Speaker: Nobuko Adachi
Role: Paper Presenter
Institution/Affiliation: Illinois State University
Abstract: On March 11, 2011, Fukushima experienced a tsunami, earthquake, and nuclear plant meltdown. While many studies have investigated the environmental and biological impact, the social and cultural effects have received less attention. I examine how a thousand-year-old samurai ceremony has been altered by the 3.11 disaster. Soma City has held its traditional Nomaoi cavalry ceremony for a millennium, and even four months after 3.11, they held a much-abbreviated ceremony in an effort to encourage both individual riders and the community to come together. Many of these participants lost relatives, homes, possessions, and horses. But today, in an effort to curtail former residents and young people from leaving the area due to supposed radiation contamination, the town leadership has rebranded this event as a nation-wide and international tourist attraction. Such initiatives often conflict with local residents, who feel they are suffering from a “secondary disaster” whereby they are losing their cultural heritage, and history in the face of rising capitalist forces—which the town leadership feel is necessary for rebuilding and reconstruction. I ethnographically examine the after-effects of this natural disaster and the human responses to it. I argue that while tourism is being used by some in Soma to bring national attention and notoriety to an area that still suffers from secondary aftereffects of the primary disaster, the tremendously strong tropes of tradition more often resonate with most people to foster the solidarity they had before 3.11.

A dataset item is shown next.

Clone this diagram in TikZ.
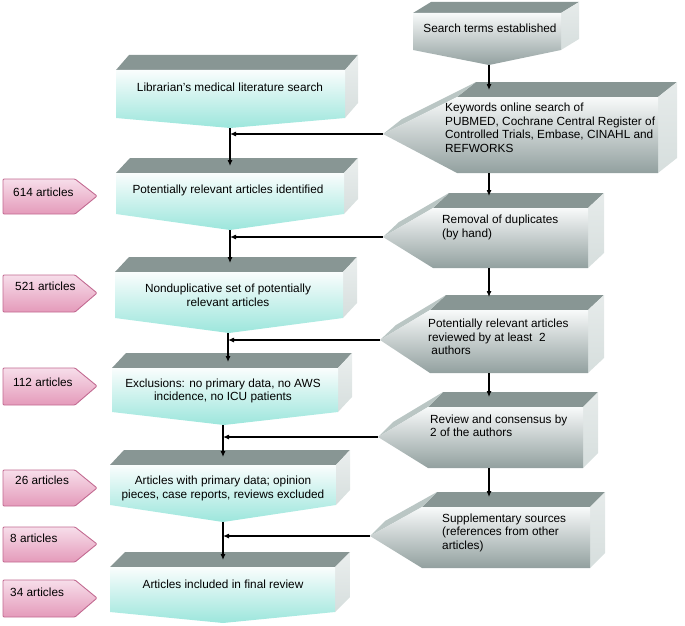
\documentclass[tikz,border=0pt]{standalone}
\usepackage{fontspec}
\setmainfont{Liberation Sans}
\usetikzlibrary{arrows.meta}
\definecolor{topgray}{RGB}{136,150,148}
\definecolor{cyanlo}{RGB}{156,230,220}
\definecolor{cyanhi}{RGB}{250,253,253}
\definecolor{sidegray}{RGB}{214,222,221}
\definecolor{graylo}{RGB}{146,160,159}
\definecolor{grayhi}{RGB}{248,250,250}
\definecolor{facetgray}{RGB}{186,198,196}
\definecolor{pinkhi}{RGB}{247,222,234}
\definecolor{pinklo}{RGB}{228,154,186}
\definecolor{pinkedge}{RGB}{194,106,145}
% left (cyan) box: x1,x2,yt,yb,xm,yp,dx
\newcommand{\leftbox}[7]{%
  \fill[topgray] (#1,#3) -- (#2,#3) -- ({#2+#7},{#3-15}) -- ({#1+#7},{#3-15}) -- cycle;
  \shade[top color=sidegray!50!white, bottom color=sidegray] (#2,#3) -- ({#2+#7},{#3-15}) -- ({#2+#7},{#4-15}) -- (#2,#4) -- cycle;
  \shade[top color=cyanhi, bottom color=cyanlo] (#1,#3) -- (#2,#3) -- (#2,#4) -- (#5,#6) -- (#1,#4) -- cycle;
}
% right (gray) box: xp,yp,x1,x2,yt,yb,dx
\newcommand{\rightbox}[7]{%
  \fill[topgray] (#3,#5) -- (#4,#5) -- ({#4+#7},{#5-15}) -- ({#3+#7},{#5-15}) -- cycle;
  \fill[facetgray] (#3,#5) -- (#1,#2) -- ({#1+#7},{#2-15}) -- ({#3+#7},{#5-15}) -- cycle;
  \shade[top color=sidegray!60!white, bottom color=sidegray] (#4,#5) -- ({#4+#7},{#5-15}) -- ({#4+#7},{#6-15}) -- (#4,#6) -- cycle;
  \shade[top color=grayhi, bottom color=graylo] (#3,#5) -- (#4,#5) -- (#4,#6) -- (#3,#6) -- (#1,#2) -- cycle;
}
% pink label: yt,yb,yp
\newcommand{\pinklabel}[3]{%
  \draw[pinkedge, line width=0.9pt, top color=pinkhi, bottom color=pinklo, rounded corners=1pt]
    (3,#1) -- (75,#1) -- (97,#3) -- (75,#2) -- (3,#2) -- cycle;
}
\tikzset{
  txt/.style={inner sep=0pt, font=\fontsize{11.8}{13.5}\selectfont},
  arr/.style={-{Latex[length=6pt,width=5pt]}, line width=1.1pt, black},
}
\begin{document}
\begin{tikzpicture}[x=1pt, y=-1pt]
\useasboundingbox (0,0) rectangle (685,626);
% ---- shapes, right column
\fill[topgray] (413,13) -- (561,13) -- (579,2) -- (431,2) -- cycle;
\shade[top color=sidegray!60!white, bottom color=sidegray] (561,13) -- (579,2) -- (579,39) -- (561,50) -- cycle;
\shade[top color=grayhi, bottom color=graylo] (413,13) -- (561,13) -- (561,50) -- (489,65) -- (413,50) -- cycle;
\rightbox{383}{134}{457}{658}{97}{173}{19}
\rightbox{383}{237}{433}{588}{208}{268}{16}
\rightbox{380}{340}{430}{588}{310}{373}{16}
\rightbox{378}{437}{428}{583}{407}{468}{15}
\rightbox{370}{536}{422}{590}{507}{568}{15}
% ---- shapes, left column
\leftbox{116}{345}{70}{118}{230}{128}{13}
\leftbox{116}{344}{173}{214}{230}{230}{14}
\leftbox{115}{343}{272}{318}{229}{333}{14}
\leftbox{112}{338}{368}{412}{224}{425}{14}
\leftbox{110}{336}{465}{505}{223}{522}{14}
\leftbox{110}{335}{567}{612}{223}{623}{15}
% ---- pink labels
\pinklabel{179}{214}{196}
\pinklabel{275}{312}{293}
\pinklabel{368}{405}{386}
\pinklabel{470}{506}{488}
\pinklabel{527}{562}{544}
\pinklabel{580}{617}{598}
% ---- connector end points
\coordinate (R0p) at (489,65);
\coordinate (R1t) at (489,90);
\coordinate (R1b) at (489,173);
\coordinate (R1p) at (383,134);
\coordinate (R2t) at (489,196);
\coordinate (R2b) at (489,268);
\coordinate (R2p) at (383,237);
\coordinate (R3t) at (489,297);
\coordinate (R3b) at (489,373);
\coordinate (R3p) at (380,340);
\coordinate (R4t) at (489,397);
\coordinate (R4b) at (489,468);
\coordinate (R4p) at (378,437);
\coordinate (R5t) at (489,497);
\coordinate (R5p) at (370,536);
\coordinate (L1p) at (230,128);
\coordinate (L2t) at (230,166);
\coordinate (L2p) at (230,230);
\coordinate (L3t) at (230,263);
\coordinate (L3p) at (228,333);
\coordinate (L4t) at (228,362);
\coordinate (L4p) at (223,425);
\coordinate (L5t) at (223,457);
\coordinate (L5p) at (223,522);
\coordinate (L6t) at (223,560);
% ---- connectors
\draw[arr] (R0p) -- (R1t);
\draw[arr] (R1b) -- (R2t);
\draw[arr] (R2b) -- (R3t);
\draw[arr] (R3b) -- (R4t);
\draw[arr] (R4b) -- (R5t);
\draw[arr] (L1p) -- (L2t);
\draw[arr] (L2p) -- (L3t);
\draw[arr] (L3p) -- (L4t);
\draw[arr] (L4p) -- (L5t);
\draw[arr] (L5p) -- (L6t);
\draw[arr] (R1p) -- (R1p -| L1p);
\draw[arr] (R2p) -- (R2p -| L2p);
\draw[arr] (R3p) -- (R3p -| L3p);
\draw[arr] (R4p) -- (R4p -| L4p);
\draw[arr] (R5p) -- (R5p -| L5p);
% ---- texts, right column
\node[txt] (t0) at (490,28) {Search terms established};
\node[txt, anchor=west, align=left] (t1) at (445,128) {Keywords online search of\\PUBMED, Cochrane Central Register of\\Controlled Trials, Embase, CINAHL and\\REFWORKS};
\node[txt, anchor=west, align=left] (t2) at (442,227.5) {Removal of duplicates\\(by hand)};
\node[txt, anchor=west, align=left] (t3) at (428,337) {Potentially relevant articles\\reviewed by at least\ \ 2\\{}\ authors};
\node[txt, anchor=west, align=left] (t4) at (430,426) {Review and consensus by\\2 of the authors};
\node[txt, anchor=west, align=left] (t5) at (442,532.5) {Supplementary sources\\(references from other\\articles)};
% ---- texts, left column
\node[txt] (l1) at (230,87) {Librarian’s medical literature search};
\node[txt] (l2) at (228,190) {Potentially relevant articles identified};
\node[txt, align=center] (l3) at (228,295.5) {Nonduplicative set of potentially\\relevant articles};
\node[txt, align=center] (l4) at (223,391) {Exclusions: no primary data, no AWS\\incidence, no ICU patients};
\node[txt, align=center] (l5) at (223,488.5) {Articles with primary data; opinion\\pieces, case reports, reviews excluded};
\node[txt] (l6) at (223,584) {Articles included in final review};
% ---- texts, labels
\node[txt, anchor=west] (n1) at (13,192) {614 articles};
\node[txt, anchor=west] (n2) at (15,286) {521 articles};
\node[txt, anchor=west] (n3) at (13,382) {112 articles};
\node[txt, anchor=west] (n4) at (15,480) {26 articles};
\node[txt, anchor=west] (n5) at (10,538) {8 articles};
\node[txt, anchor=west] (n6) at (10,592) {34 articles};
\end{tikzpicture}
\end{document}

Changing Perceptions in Japanese Society: Gun Control in Japan

Speaker: Reagan Gerry
Role: Paper Presenter
Institution/Affiliation: Drake University
Abstract: Shock, anger, disbelief, the death of Former Prime Minister came as a shock to the world, none more surprised than Japan itself. Constrictive gun control and low violence rates have become part of the cultural identity in Japan. Often hailed in comparison to other countries for its strict gun control, the recent assassination of former Prime Minister Ashido Abe has sponsored renewed interest in Japanese gun control laws both in Japan and abroad. Some have hailed his death as proof of Japan’s success in policy, others cite it as proof of law ineffectiveness. This begs the question, how is gun control viewed in the Japanese social climate? Japanese society’s stance on gun control is in harmony with modern-day gun control laws, yet is there a historical precedent for this? In this paper, I argue that a history of strict gun control laws have resulted in Japanese society’s perception of guns.


Colonized Subjects in Multiple Hegemonies: The Case of Hong Kongers in the Aftermath of 2019-20 Anti-ELAB Social Movement

Speaker: David Kwok Kwan Tsoi
Role: Paper Presenter
Institution/Affiliation: Department of Anthropology, UIUC
Abstract: As the Chinese government has subjected Hong Kong to new and intense forms of political oppression and ideological mandate of nationalism—what Lee and Poon (2021) describe as “neo-colonialism,” what kinds of collectively mediated, bottom-up response have taken shape? In this paper, I argue for the significance of an emergent cultural imaginary of Hong Kong as a transnational space, inhabited by political subjects who strategically align with British coloniality. I examine the emigration patterns following the implementation of the National Security Law in June 2020, which is the state’s heavy-handed response to the tumultuous Anti-Extradition Bill Movement in 2019 and early 2020. Against the political instability, the mass out-migration of skilled labor, including relatively young, educated middle-class, and their children, to the former colonizer, the UK and other anglophone commonwealth countries poses a threat of brain drain to Hong Kong; more importantly, these migratory routes are built upon, reinstate, and possibly reshape former colonial relationships. My analysis draws on ethnographic research from 2021 to 2023 in Hong Kong, as well as textual and interactional data. By locating multiple co-existing post-Cold War colonial and imperial structures (Chen 2010) in Hong Kong, I propose the concept of “strategic coloniality” to capture a distinctive colonial-emancipatory nexus in which multiple hegemonies propel the oppressed to strategically mobilize coloniality as a form of resistance along the margins of China’s increasingly central position in a contemporary world order.